Another good reason to keep it on the stack and avoid excessive variable usage is re-entrancy. If the subroutine gets interrupted by an IRQ or NMI, and the ISR needs that subroutine, keeping it re-entrant by having the stack-based local variables will keep you out of trouble. Recursion is possible too (where the subroutine calls itself, over and over until the exit condition is met so it can unwind its way out), but most users here are pretty unlikely to even use recursion.
Re: Push arguments to stack
by on (#194011)
dougeff wrote:
Let me see if I can pseudo code that...

LDA #var 3
PHA
LDA #var 2
PHA
LDA #var 1
PHA

For conciseness (since I'm a macro junkie), you could make macros to synthesize the 65816's PEA, PEI, and PER instructions (which stand for "Push Effective Absolute," "Indirect," and "Relative." (This is covered also in the 6502 stacks treatise, chapter 13, "65816's instructions and capabilities relevant to stacks, and 65c02 code which partially synthesizes some of them.") For the above, PEA is the closest.

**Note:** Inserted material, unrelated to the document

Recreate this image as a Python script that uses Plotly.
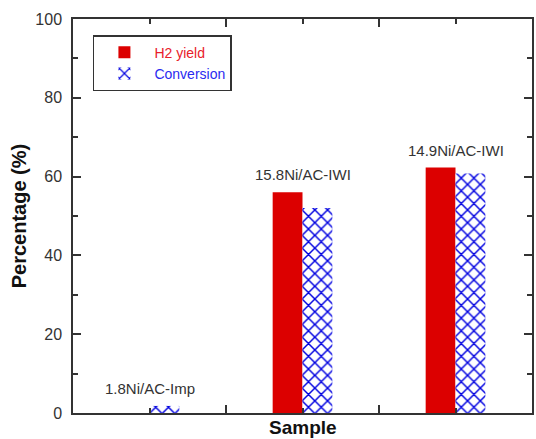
import plotly.graph_objects as go

samples = ["1.8Ni/AC-Imp", "15.8Ni/AC-IWI", "14.9Ni/AC-IWI"]
h2_yield = [0.0, 56.0, 62.3]
conversion = [1.8, 52.0, 60.8]
y_ticks = [0, 20, 40, 60, 80, 100]

xpos = list(range(len(samples)))
FONT = "Liberation Sans, Arial, sans-serif"
AX = "#333333"

fig = go.Figure()
fig.add_trace(go.Bar(
    x=xpos, y=h2_yield,
    name="<span style='color:#e8202a'>H2 yield</span>",
    marker=dict(color="#dc0000", line=dict(width=0)),
))
fig.add_trace(go.Bar(
    x=xpos, y=conversion,
    name="<span style='color:#2a2af0'>Conversion</span>",
    marker=dict(color="white", line=dict(width=0),
                pattern=dict(shape="x", fgcolor="#0000e0", bgcolor="white",
                             size=9, solidity=0.3, fillmode="replace")),
))

for i, s in enumerate(samples):
    fig.add_annotation(x=xpos[i], y=max(h2_yield[i], conversion[i]),
                       text=s, showarrow=False, yanchor="bottom", yshift=7,
                       font=dict(family=FONT, size=15, color="#333333"))

fig.add_annotation(xref="paper", yref="paper", x=-0.117, y=0.5,
                   text="<b>Percentage (%)</b>", textangle=-90, showarrow=False,
                   xanchor="center", yanchor="middle",
                   font=dict(family=FONT, size=20, color="#111111"))
fig.add_annotation(xref="paper", yref="paper", x=0.5, y=0, yshift=-14,
                   text="<b>Sample</b>", showarrow=False,
                   xanchor="center", yanchor="middle",
                   font=dict(family=FONT, size=19, color="#111111"))

fig.update_layout(
    width=536, height=439,
    margin=dict(l=73, r=2, t=19, b=26),
    paper_bgcolor="white", plot_bgcolor="white",
    barmode="group", bargap=0.61, bargroupgap=0,
    font=dict(family=FONT, size=16, color=AX),
    legend=dict(x=0.0434, y=0.959, xanchor="left", yanchor="top",
                bordercolor="#333333", borderwidth=1.5, bgcolor="white",
                font=dict(family=FONT, size=14), itemwidth=50,
                tracegroupgap=0),
    showlegend=True,
)
fig.update_xaxes(
    range=[-0.5, 2.5], showline=True, linecolor=AX, linewidth=1.5,
    mirror="allticks", ticks="inside", ticklen=8, tickwidth=1.5, tickcolor=AX,
    tickmode="array", tickvals=[0.5, 1.5], showticklabels=False,
    showgrid=False, zeroline=False,
    minor=dict(tickmode="array", tickvals=xpos, ticks="inside", ticklen=5,
               tickwidth=1.5, tickcolor=AX, showgrid=False),
)
fig.update_yaxes(
    range=[0, 100], showline=True, linecolor=AX, linewidth=1.5,
    mirror="allticks", ticks="inside", ticklen=8, tickwidth=1.5, tickcolor=AX,
    tickmode="array", tickvals=y_ticks, ticklabelstandoff=6,
    tickfont=dict(family=FONT, size=16, color="#333333"),
    showgrid=False, zeroline=False,
    minor=dict(dtick=10, ticks="inside", ticklen=5, tickwidth=1.5,
               tickcolor=AX, showgrid=False),
)

fig.write_html("out.html")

The 65816's PEA instruction always pushes a 16-bit quantity (and does not affect the processor registers); but you could write a macro that does nearly the 8-bit 6502 equivalent, and call it perhaps PEA8, so you would have:
Code:
        PEA8  var3
        PEA8  var2
        PEA8  var1

and each PEA8 would assemble LDA#, PHA. (If you want it to save and restore A and status, that's extra. The '816 does the whole 16-bit PEA job in five cycles, without affecting processor registers. The closest the '02 could come to doing the same thing with 16 bits is 22 cycles, including saving and restoring A and P.)

Depending on your assembler, you might be able to write a macro to take in an unpredetermined number of parameters and push them all, like this:
Code:
        PEA8   var3, var2, var1    ; Push these ZP variable addresses onto the stack for the subroutine to use.

Now we're down from six lines to one, making the source code more manageable.